■ SET TASK
Leave out all pictures. Return exactly the lines from the top of the material through the line containing "Chart.register(...registerables);".

■ DATA PROVIDED
## Begin

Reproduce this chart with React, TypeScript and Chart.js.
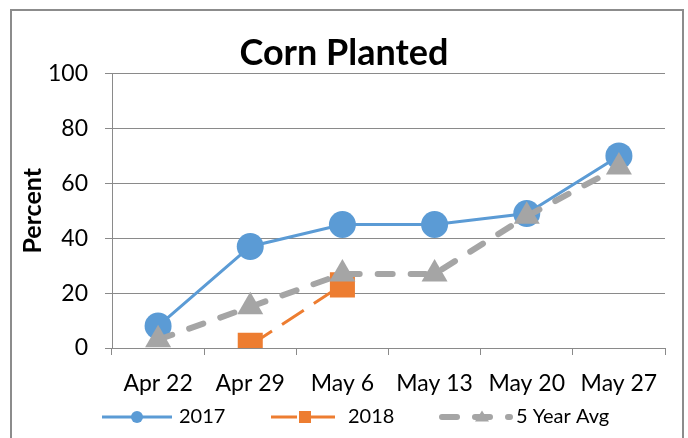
import React, { useEffect, useRef } from 'react';
import { Chart, registerables } from 'chart.js';

Chart.register(...registerables);

const categories = ['Apr 22', 'Apr 29', 'May 6', 'May 13', 'May 20', 'May 27'];
const series2017 = [8, 37, 45, 45, 49, 70];
const series2018 = [null, 1, 23, null, null, null];
const series5yr = [3, 15, 27, 27, 48, 66];
const seriesLabels = ['2017', '2018', '5 Year Avg'];
const titleText = 'Corn Planted';
const yTitleText = 'Percent';
const yMin = 0;
const yMax = 100;
const yStep = 20;

const FONT = 'Lato, "Open Sans", "DejaVu Sans", sans-serif';
const GRID = '#8a8a8a';

function drawMarker(ctx: CanvasRenderingContext2D, style: string, x: number, y: number, r: number) {
  ctx.beginPath();
  if (style === 'circle') {
    ctx.arc(x, y, r, 0, Math.PI * 2);
  } else if (style === 'rect') {
    ctx.rect(x - r, y - r, 2 * r, 2 * r);
  } else if (style === 'triangle') {
    const h = r * 1.6;
    ctx.moveTo(x, y - h / 2 - 1);
    ctx.lineTo(x + r, y + h / 2 - 1);
    ctx.lineTo(x - r, y + h / 2 - 1);
    ctx.closePath();
  }
  ctx.fill();
}

const legendPlugin = {
  id: 'excelLegend',
  afterDraw(chart: any) {
    const ctx: CanvasRenderingContext2D = chart.ctx;
    const y = chart.chartArea.bottom + 69;
    const items = [
      { ds: 0, x1: 102, x2: 172, mx: 137, mr: 6, tx: 179 },
      { ds: 1, x1: 271, x2: 341, mx: 305, mr: 6, tx: 348 },
      { ds: 2, x1: 442, x2: 510, mx: 482, mr: 7, tx: 516 },
    ];
    items.forEach((it) => {
      const ds = chart.data.datasets[it.ds];
      ctx.save();
      ctx.strokeStyle = ds.borderColor;
      ctx.lineWidth = ds.borderWidth;
      ctx.lineCap = ds.borderCapStyle || 'butt';
      ctx.setLineDash(ds.borderDash || []);
      ctx.beginPath();
      ctx.moveTo(it.x1, y);
      ctx.lineTo(it.x2, y);
      ctx.stroke();
      ctx.setLineDash([]);
      ctx.fillStyle = ds.backgroundColor;
      drawMarker(ctx, ds.pointStyle, it.mx, y, it.mr);
      ctx.fillStyle = '#000';
      ctx.font = `20px ${FONT}`;
      ctx.textBaseline = 'middle';
      ctx.textAlign = 'left';
      ctx.fillText(ds.label, it.tx, y);
      ctx.restore();
    });
  },
};

export default function App() {
  const canvasRef = useRef<HTMLCanvasElement | null>(null);

  useEffect(() => {
    const canvas = canvasRef.current;
    if (!canvas) return;
    const chart = new Chart(canvas, {
      type: 'line',
      data: {
        labels: categories,
        datasets: [
          {
            label: seriesLabels[0],
            data: series2017,
            borderColor: '#5B9BD5',
            backgroundColor: '#5B9BD5',
            borderWidth: 3,
            pointStyle: 'circle',
            pointRadius: 13.5,
            pointBorderWidth: 0,
            tension: 0,
            order: 2,
          },
          {
            label: seriesLabels[1],
            data: series2018,
            borderColor: '#ED7D31',
            backgroundColor: '#ED7D31',
            borderWidth: 3,
            borderDash: [26, 12],
            pointStyle: 'rect',
            pointRadius: 17.7,
            pointBorderWidth: 0,
            tension: 0,
            spanGaps: false,
            order: 1,
          },
          {
            label: seriesLabels[2],
            data: series5yr,
            borderColor: '#A5A5A5',
            backgroundColor: '#A5A5A5',
            borderWidth: 6,
            borderDash: [15, 18],
            borderCapStyle: 'round',
            pointStyle: 'triangle',
            pointRadius: 15,
            pointBorderWidth: 0,
            tension: 0,
            order: 0,
          },
        ] as any,
      },
      options: {
        responsive: false,
        animation: false,
        events: [],
        layout: { padding: { left: 0, right: 0, top: 0, bottom: 40 } },
        plugins: {
          legend: { display: false },
          tooltip: { enabled: false },
          title: {
            display: true,
            text: titleText,
            color: '#000',
            font: { family: FONT, size: 36, weight: 'bold', lineHeight: 1.1 },
            padding: { top: 34, bottom: 0 },
          },
        },
        scales: {
          x: {
            type: 'category',
            offset: true,
            grid: { offset: true, drawOnChartArea: false, tickLength: 7, color: GRID, lineWidth: 1 },
            border: { color: GRID, width: 1 },
            ticks: {
              color: '#000',
              font: { family: FONT, size: 23 },
              padding: 15,
              maxRotation: 0,
              autoSkip: false,
            },
            afterFit: (s: any) => {
              s.height = 50;
            },
          },
          y: {
            min: yMin,
            max: yMax,
            ticks: {
              stepSize: yStep,
              color: '#000',
              font: { family: FONT, size: 23 },
              padding: 17,
            },
            grid: { color: GRID, lineWidth: 1, tickLength: 7 },
            border: { color: GRID, width: 1 },
            title: {
              display: true,
              text: yTitleText,
              color: '#000',
              font: { family: FONT, size: 25, weight: 'bold' },
              padding: { top: 18, bottom: 0 },
            },
            afterFit: (s: any) => {
              s.width = 112;
            },
          },
          yRight: {
            position: 'right',
            min: yMin,
            max: yMax,
            grid: { display: false, drawOnChartArea: false },
            border: { display: false },
            ticks: { display: false },
            afterFit: (s: any) => {
              s.width = 23;
            },
          },
        },
      } as any,
      plugins: [legendPlugin],
    });
    return () => chart.destroy();
  }, []);

  return (
    <div style={{ position: 'absolute', left: 0, top: 0, width: 688, height: 438, overflow: 'hidden', background: '#fff' }}>
      <canvas ref={canvasRef} width={688} height={438} style={{ position: 'absolute', left: 0, top: 0 }} />
      <div
        style={{
          position: 'absolute',
          left: 10,
          top: 9,
          width: 674,
          height: 460,
          border: '2px solid #8c8c8c',
          boxSizing: 'border-box',
          pointerEvents: 'none',
        }}
      />
    </div>
  );
}
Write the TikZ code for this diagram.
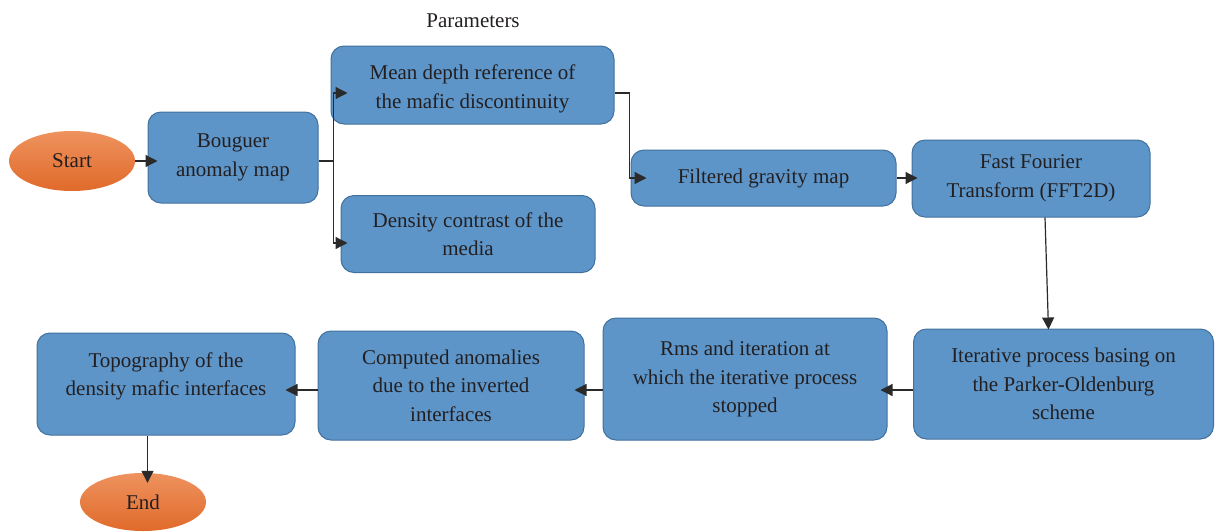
\documentclass[tikz,border=0pt]{standalone}
\usepackage{fontspec}
\setmainfont{Liberation Serif}
\usetikzlibrary{arrows.meta,shapes.geometric,calc}
\definecolor{boxfill}{HTML}{5D95C9}
\definecolor{boxline}{HTML}{41719C}
\definecolor{txt}{HTML}{231F20}
\definecolor{orTop}{HTML}{EE925E}
\definecolor{orBot}{HTML}{E06A2A}
\definecolor{wirec}{HTML}{2A2A2A}
\tikzset{
  box/.style={draw=boxline, line width=1pt, fill=boxfill, rounded corners=13pt,
    align=center, inner sep=0pt, text=txt, font=\fontsize{21}{28.5}\selectfont},
  term/.style={ellipse, top color=orTop, bottom color=orBot, draw=none, inner sep=0pt,
    text=txt, font=\fontsize{21}{28.5}\selectfont},
  conn/.style={line width=1.2pt, draw=wirec, -{Triangle[length=12pt,width=12pt]}},
  wire/.style={line width=1.2pt, draw=wirec},
  lbl/.style={text=txt, font=\fontsize{21}{28.5}\selectfont, inner sep=0pt, align=center}
}
\begin{document}
\begin{tikzpicture}[x=1pt,y=-1pt]
\useasboundingbox (0,0) rectangle (1216,531);
\node[lbl] (par) at (473,21) {Parameters};
\node[term, minimum width=126pt, minimum height=60pt] (start) at (72,161) {Start};
\node[box, minimum width=170pt, minimum height=91pt] (boug) at (233,157.5) {Bouguer\\anomaly map};
\node[box, minimum width=283pt, minimum height=78pt] (mean) at (472.5,85) {};
\node[lbl] (meantxt) at ($(mean)+(0,4)$) {Mean depth reference of\\the mafic discontinuity};
\node[box, minimum width=254pt, minimum height=77pt] (dens) at (468,234) {Density contrast of the\\media};
\node[box, minimum width=265pt, minimum height=56pt] (filt) at (763.5,178) {Filtered gravity map};
\node[box, minimum width=238pt, minimum height=77pt] (fft) at (1031,178.5) {Fast Fourier\\Transform (FFT2D)};
\node[box, minimum width=300pt, minimum height=110pt] (iter) at (1063.5,384) {Iterative process basing on\\the Parker-Oldenburg\\scheme};
\node[box, minimum width=284pt, minimum height=122pt] (rms) at (745,379) {Rms and iteration at\\which the iterative process\\stopped};
\node[box, minimum width=266pt, minimum height=109pt] (comp) at (451,385.5) {Computed anomalies\\due to the inverted\\interfaces};
\node[box, minimum width=258pt, minimum height=102pt, text depth=20pt] (topo) at (166,384) {Topography of the\\density mafic interfaces};
\node[term, minimum width=126pt, minimum height=58pt] (endn) at (143,502) {End};

\draw[conn] (start.east) -- ($(boug.west |- start.east)+(10,0)$);
\draw[wire] (boug.east |- start.east) -- ++(15,0) coordinate (br);
\draw[conn] (br) |- ($(mean.west)+(17,8)$);
\draw[conn] (br) |- ($(dens.west)+(7,9)$);
\draw[conn] ($(mean.east)+(0,8)$) -| ($(filt.west)+(-1,0)$) -- ($(filt.west)+(16,0)$);
\draw[conn] (filt.east) -- ($(fft.west |- filt.east)+(6,0)$);
\draw[conn] ($(fft.south)+(14,0)$) -- ($(iter.north)+(-15,1)$);
\draw[conn] ($(iter.west)+(0,6)$) -- ($(rms.east)+(-7,11)$);
\draw[conn] ($(rms.west)+(0,11)$) -- ($(comp.east)+(-10,4.5)$);
\draw[conn] ($(comp.west)+(0,4.5)$) -- ($(topo.east)+(-10,6)$);
\draw[conn] ($(topo.south)+(-18.5,0)$) -- ($(endn.north)+(4.5,10)$);
\end{tikzpicture}
\end{document}
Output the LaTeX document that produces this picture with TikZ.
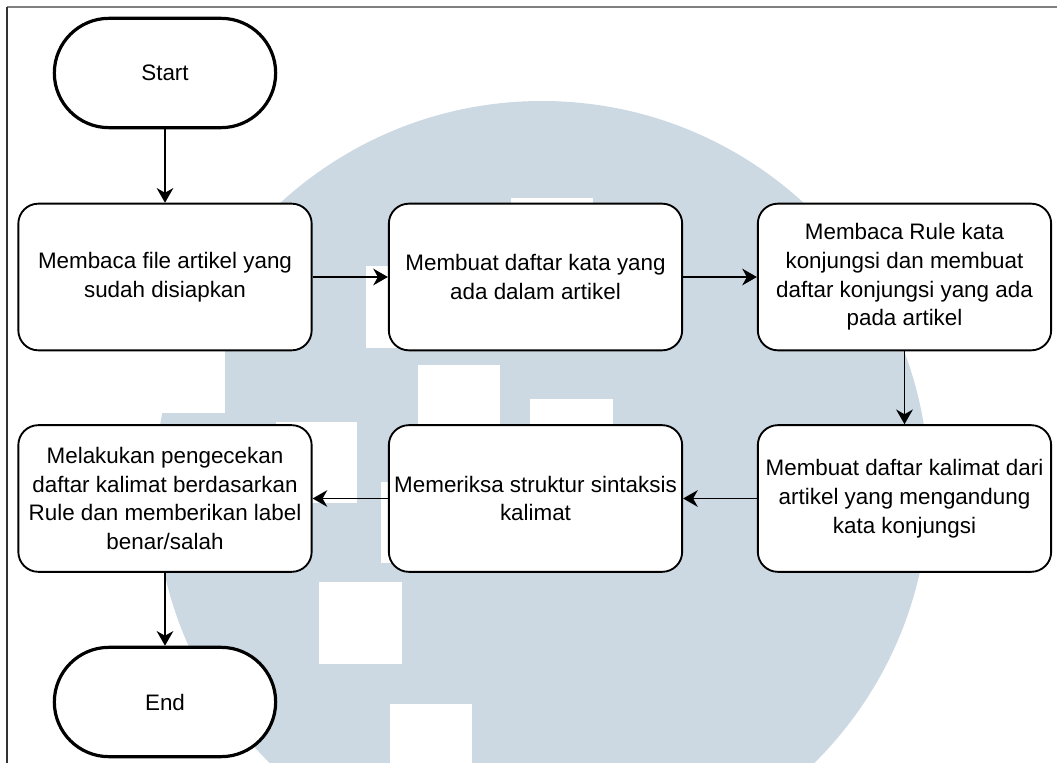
\documentclass[tikz,border=0pt]{standalone}
\usepackage{fontspec}
\setmainfont{Liberation Sans}
\usepackage{tikz}
\usetikzlibrary{arrows.meta}

\definecolor{wmark}{RGB}{204,217,227}

\begin{document}
\begin{tikzpicture}[x=0.75pt,y=-0.75pt,
	proc/.style={draw,line width=1.4pt,fill=white,rounded corners=15pt,minimum width=220pt,minimum height=110pt,align=center,inner sep=0pt,font=\fontsize{16.8}{21.6}\selectfont},
	term/.style={draw,line width=2.4pt,fill=white,rounded corners=41pt,minimum width=166pt,minimum height=82pt,inner sep=0pt,font=\fontsize{16.8}{21.6}\selectfont},
	flow/.style={line width=1.1pt,-{Stealth[length=11pt,width=12.5pt,inset=3.5pt]}}]
		\useasboundingbox (0,0) rectangle (1057,763);
		% watermark
		\begin{scope}
		\clip (0,0) rectangle (1057,763);
		\fill[wmark] (542,488) circle (290.25pt);
		\foreach \xa/\ya/\xb/\yb in {150/300/225/413,366/266/420/348,511/198/593/260,418/365/500/440,530/399/613/440,276/422/357/503,381/482/420/563,319/582/402/664,390/704/472/763}
		{
		\fill[white] (\xa,\ya) rectangle (\xb,\yb);
		}
		\end{scope}
		\draw[gray,line width=1.1pt] (7,7) -- (1057,7);
		\draw[black!80,line width=0.8pt] (7,7) -- (7,763);
		
		\node[term] (start) at (165,73) {Start};
		\node[proc] (baca) at (165,277) {Membaca file artikel yang\\sudah disiapkan};
		\node[proc] (kata) at (535.5,277) {Membuat daftar kata yang\\ada dalam artikel};
		\node[proc] (konj) at (904.5,277) {Membaca Rule kata\\konjungsi dan membuat\\daftar konjungsi yang ada\\pada artikel};
		\node[proc] (kalimat) at (904.5,498.5) {Membuat daftar kalimat dari\\artikel yang mengandung\\kata konjungsi};
		\node[proc] (sintaks) at (535.5,498.5) {Memeriksa struktur sintaksis\\kalimat};
		\node[proc] (cek) at (165,498.5) {Melakukan pengecekan\\daftar kalimat berdasarkan\\Rule dan memberikan label\\benar/salah};
		\node[term] (end) at (165,702) {End};
		
		\draw[flow] (start) -- (baca);
		\draw[flow] (baca) -- (kata);
		\draw[flow] (kata) -- (konj);
		\draw[flow] (konj) -- (kalimat);
		\draw[flow] (kalimat) -- (sintaks);
		\draw[flow] (sintaks) -- (cek);
		\draw[flow] (cek) -- (end);
	\end{tikzpicture}
\end{document}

## End

■ EXERCISE OUTPUT
Reproduce this chart with React, TypeScript and Chart.js.
import React, { useEffect, useRef } from 'react';
import { Chart, registerables } from 'chart.js';

Chart.register(...registerables);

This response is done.